• **Records for the task**:

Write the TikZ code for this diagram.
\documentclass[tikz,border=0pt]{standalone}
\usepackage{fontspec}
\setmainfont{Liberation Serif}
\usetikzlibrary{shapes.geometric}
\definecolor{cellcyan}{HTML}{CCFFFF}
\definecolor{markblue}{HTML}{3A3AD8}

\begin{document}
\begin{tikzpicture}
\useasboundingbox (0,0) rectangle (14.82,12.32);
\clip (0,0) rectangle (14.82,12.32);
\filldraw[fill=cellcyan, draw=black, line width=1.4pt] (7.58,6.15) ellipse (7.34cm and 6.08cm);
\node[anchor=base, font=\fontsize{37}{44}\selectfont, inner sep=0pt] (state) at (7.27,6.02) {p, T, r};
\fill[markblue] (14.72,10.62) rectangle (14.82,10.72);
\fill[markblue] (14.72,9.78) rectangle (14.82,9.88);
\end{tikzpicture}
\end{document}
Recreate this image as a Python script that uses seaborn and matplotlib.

• **Your instructions**:
Every record should be given again exactly.

• **Complete output**:
Write the TikZ code for this diagram.
\documentclass[tikz,border=0pt]{standalone}
\usepackage{fontspec}
\setmainfont{Liberation Serif}
\usetikzlibrary{shapes.geometric}
\definecolor{cellcyan}{HTML}{CCFFFF}
\definecolor{markblue}{HTML}{3A3AD8}

\begin{document}
\begin{tikzpicture}
\useasboundingbox (0,0) rectangle (14.82,12.32);
\clip (0,0) rectangle (14.82,12.32);
\filldraw[fill=cellcyan, draw=black, line width=1.4pt] (7.58,6.15) ellipse (7.34cm and 6.08cm);
\node[anchor=base, font=\fontsize{37}{44}\selectfont, inner sep=0pt] (state) at (7.27,6.02) {p, T, r};
\fill[markblue] (14.72,10.62) rectangle (14.82,10.72);
\fill[markblue] (14.72,9.78) rectangle (14.82,9.88);
\end{tikzpicture}
\end{document}
Recreate this image as a Python script that uses seaborn and matplotlib.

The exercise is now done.